Lewis Carroll’s Alice In Wonderland has bought him lasting literary fame (and a recent cinematic revival courtesy of Tim Burton), but Carroll was also a pioneer in photography. Here are some of his lessons that are still relevant today.
Picture by Lewis Carroll (Charles Dodgson) from Wikimedia Commons
Noted Carroll scholar Edward Wakeling presented a lecture on Carroll’s photographic endeavours at the British Library in London recently. Carroll took over 3000 photographs between 1856 and 1880 — an enormous number given the expensive and cumbersome equipment needed, the complex combination of chemicals needed, and the tedious nature of the process itself. Sitters for portraits often had to remain still for a minute or more, which explains why many favoured landscapes and spurned the notion of photographing children.
In contrast, by Wakefield’s reckoning more than half of Carroll’s output consisted of photographs of kids (though, contrary to popular perception, child nudes were not a prominent feature of his work). While some of his approaches were a result of technical limitations, they’re still worth bearing in mind even with a modern digital SLR or camera phone.
Exhaust your subjects first
Getting kids to sit still can be difficult. Carroll would photograph children after they’d played games and other outdoor activities, making it more likely that they’d stay in one position when needed.
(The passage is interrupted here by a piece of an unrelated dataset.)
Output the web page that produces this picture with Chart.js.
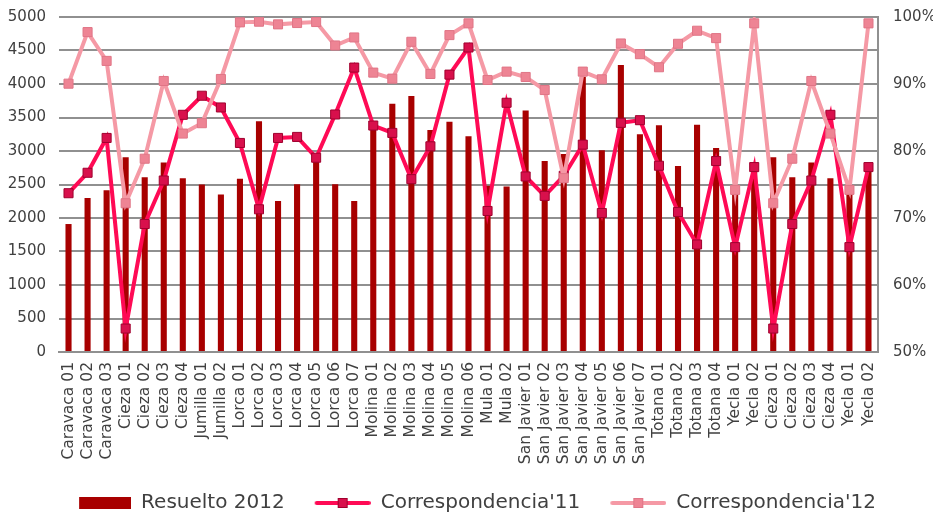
<!DOCTYPE html>
<html>
<head>
<meta charset="utf-8">
<script src="https://cdn.jsdelivr.net/npm/chart.js@4/dist/chart.umd.min.js"></script>
<style>
  html, body { margin: 0; padding: 0; background: #ffffff; overflow: hidden; }
  #wrap { width: 933px; height: 512px; overflow: hidden; }
  canvas { display: block; }
</style>
</head>
<body>
<div id="wrap"><canvas id="c" width="933" height="523"></canvas></div>
<script>
const categories = ['Caravaca 01','Caravaca 02','Caravaca 03','Cieza 01','Cieza 02','Cieza 03','Cieza 04',
  'Jumilla 01','Jumilla 02','Lorca 01','Lorca 02','Lorca 03','Lorca 04','Lorca 05','Lorca 06','Lorca 07',
  'Molina 01','Molina 02','Molina 03','Molina 04','Molina 05','Molina 06','Mula 01','Mula 02',
  'San Javier 01','San Javier 02','San Javier 03','San Javier 04','San Javier 05','San Javier 06','San Javier 07',
  'Totana 01','Totana 02','Totana 03','Totana 04','Yecla 01','Yecla 02',
  'Cieza 01','Cieza 02','Cieza 03','Cieza 04','Yecla 01','Yecla 02'];

const resuelto2012 = [1910,2300,2415,2905,2610,2830,2595,2500,2350,2585,3445,2255,2505,2880,2505,2255,
  3390,3705,3820,3315,3435,3220,2480,2470,3605,2850,2955,4110,3010,4285,3250,
  3385,2775,3390,3045,2380,2800,2905,2610,2830,2595,2380,2800];

const correspondencia11 = [73.7,76.75,81.95,53.5,69.1,75.6,85.4,88.25,86.5,81.2,71.3,81.95,82.1,79.0,85.45,92.45,
  83.8,82.7,75.8,80.7,91.4,95.45,71.05,87.2,76.2,73.3,76.3,80.95,70.75,84.2,84.6,
  77.8,70.9,66.05,78.5,65.65,77.6,53.5,69.1,75.6,85.4,65.65,77.6];

const correspondencia12 = [90.05,97.75,93.45,72.2,78.85,90.45,82.6,84.15,90.75,99.2,99.3,98.9,99.1,99.25,95.75,96.95,
  91.7,90.8,96.3,91.5,97.3,99.05,90.6,91.85,91.05,89.1,75.95,91.85,90.7,96.05,94.45,
  92.5,96.0,97.95,96.85,74.2,99.05,72.2,78.85,90.45,82.6,74.2,99.05];

const leftTicks = [0,500,1000,1500,2000,2500,3000,3500,4000,4500,5000];
const rightTicks = [50,60,70,80,90,100];

const FONT = "'DejaVu Sans', sans-serif";
const TXT = '#404040';
const BAR_C = '#A80000';
const L11 = '#FF0A55';
const P11 = '#D8104C';
const P11B = '#A0002E';
const L12 = '#F599A5';
const P12 = '#EE8494';
const P12B = '#E07586';
const IMG_W = 74;

function boxImg() {
  const c = document.createElement('canvas'); c.width = IMG_W; c.height = 12;
  const g = c.getContext('2d'); g.fillStyle = BAR_C; g.fillRect(IMG_W - 52, 0, 52, 12); return c;
}
function lineImg(lc, pc, pb) {
  const c = document.createElement('canvas'); c.width = IMG_W; c.height = 14;
  const g = c.getContext('2d');
  const x0 = IMG_W - 56;
  g.strokeStyle = lc; g.lineWidth = 4; g.lineCap = 'round';
  g.beginPath(); g.moveTo(x0 + 2, 7); g.lineTo(x0 + 54, 7); g.stroke();
  g.fillStyle = pc; g.fillRect(x0 + 23.5, 2.5, 9, 9);
  g.strokeStyle = pb; g.lineWidth = 1; g.strokeRect(x0 + 23.5, 2.5, 9, 9);
  return c;
}
const legendImgs = [boxImg(), lineImg(L11,P11,P11B), lineImg(L12,P12,P12B)];

function noVPad(s, w) { s.width = w; s.paddingTop = 0; s.paddingBottom = 0; }

new Chart(document.getElementById('c'), {
  data: {
    labels: categories,
    datasets: [
      { type: 'bar', label: 'Resuelto 2012', data: resuelto2012, yAxisID: 'y',
        backgroundColor: BAR_C, borderWidth: 0, barPercentage: 0.32, categoryPercentage: 1, order: 3 },
      { type: 'line', label: "Correspondencia'11", data: correspondencia11, yAxisID: 'y1',
        borderColor: L11, borderWidth: 4, pointStyle: 'rect', pointRadius: 6.4,
        pointBackgroundColor: P11, pointBorderColor: P11B, pointBorderWidth: 1, tension: 0, order: 2 },
      { type: 'line', label: "Correspondencia'12", data: correspondencia12, yAxisID: 'y1',
        borderColor: L12, borderWidth: 4, pointStyle: 'rect', pointRadius: 6.4,
        pointBackgroundColor: P12, pointBorderColor: P12B, pointBorderWidth: 1, tension: 0, order: 1 }
    ]
  },
  options: {
    responsive: false,
    animation: false,
    layout: { padding: { top: 17, left: 0, right: 0, bottom: 0 } },
    plugins: {
      tooltip: { enabled: false },
      legend: {
        position: 'bottom',
        labels: {
          usePointStyle: true,
          pointStyleWidth: IMG_W,
          padding: 12,
          color: TXT,
          font: { family: FONT, size: 20 },
          generateLabels: (chart) => chart.data.datasets.map((ds, i) => ({
            text: ds.label, datasetIndex: i, pointStyle: legendImgs[i],
            fontColor: TXT, hidden: false, lineWidth: 0, strokeStyle: 'transparent', fillStyle: 'transparent'
          }))
        }
      }
    },
    scales: {
      x: {
        grid: { display: false, drawTicks: false },
        border: { display: true, color: '#909090', width: 2 },
        ticks: { autoSkip: false, maxRotation: 90, minRotation: 90, padding: 10, color: TXT,
                 font: { family: FONT, size: 15.5 } },
        afterFit: (s) => { s.height = 129; }
      },
      y: {
        position: 'left', min: 0, max: 5000,
        afterBuildTicks: (s) => { s.ticks = leftTicks.map(v => ({ value: v })); },
        grid: { color: '#909090', lineWidth: 2, drawTicks: false },
        border: { display: false },
        ticks: { padding: 13, color: TXT, font: { family: FONT, size: 15 }, callback: (v) => String(v) },
        afterFit: (s) => noVPad(s, 59)
      },
      y1: {
        position: 'right', min: 50, max: 100,
        afterBuildTicks: (s) => { s.ticks = rightTicks.map(v => ({ value: v })); },
        grid: { display: false, drawTicks: false },
        border: { display: true, color: '#909090', width: 2 },
        ticks: { padding: 15, color: TXT, font: { family: FONT, size: 15 }, callback: (v) => v + '%' },
        afterFit: (s) => noVPad(s, 55)
      }
    }
  }
});
</script>
</body>
</html>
That also helped him build a rapport, an essential requirement for any portrait photographer.
Exploit natural light
Victorian amateur photographers had to rely almost exclusively on natural light — when Carroll got the opportunity to construct a dedicated studio of sorts, it was because there was spare rooftop space available. A modern flash makes that less essential, but if you’re asking family or friends to specifically pose, then consider doing it outdoors.
Think about where the hands and heads are
Because subjects had to sit still for extended periods, their hands needed to be comfortable, but they could still be positioned in an interesting way. For group shots, Carroll also went to considerable lengths to ensure that the heads of his subjects weren’t all in a line,
Subjects don’t always need to look at the camera
For slow exposures, getting subjects to pose in profile and not look directly at the camera — a tactic Carroll sometimes favoured, as in the self-portrait seen here — reduced the odds of a blink ruining the shot. On a modern camera, it can improve the naturalness of the shot and reduce the risk of red-eye. Picture from Wikimedia Commons
Don’t fuss over the location
Many a modern Flickr album is filled with shots of identical-looking people visiting well-known tourist sites, with the emphasis on the background rather than the person. In the Victorian era, photo mobility wasn’t as common, but professional photographers often used elaborate painted backdrops and sets.
Carroll rejected that approach, using very plain backdrops (such as monochrome walls) and concentrating on the person in the shot. “The sitter was the most important feature; the backdrop didn’t matter,” Wakeling explained.
Keep careful records of everything
In 1875 Carroll began cataloguing all of his photographs, numbering them in the order they were taken — an approach that has made the work of subsequent generations of scholars in dating the photos and identifying their subjects much easier. That’s less of a necessity when digital images store that information in meta-data, but do remember to ensure the time and date on your camera is accurate.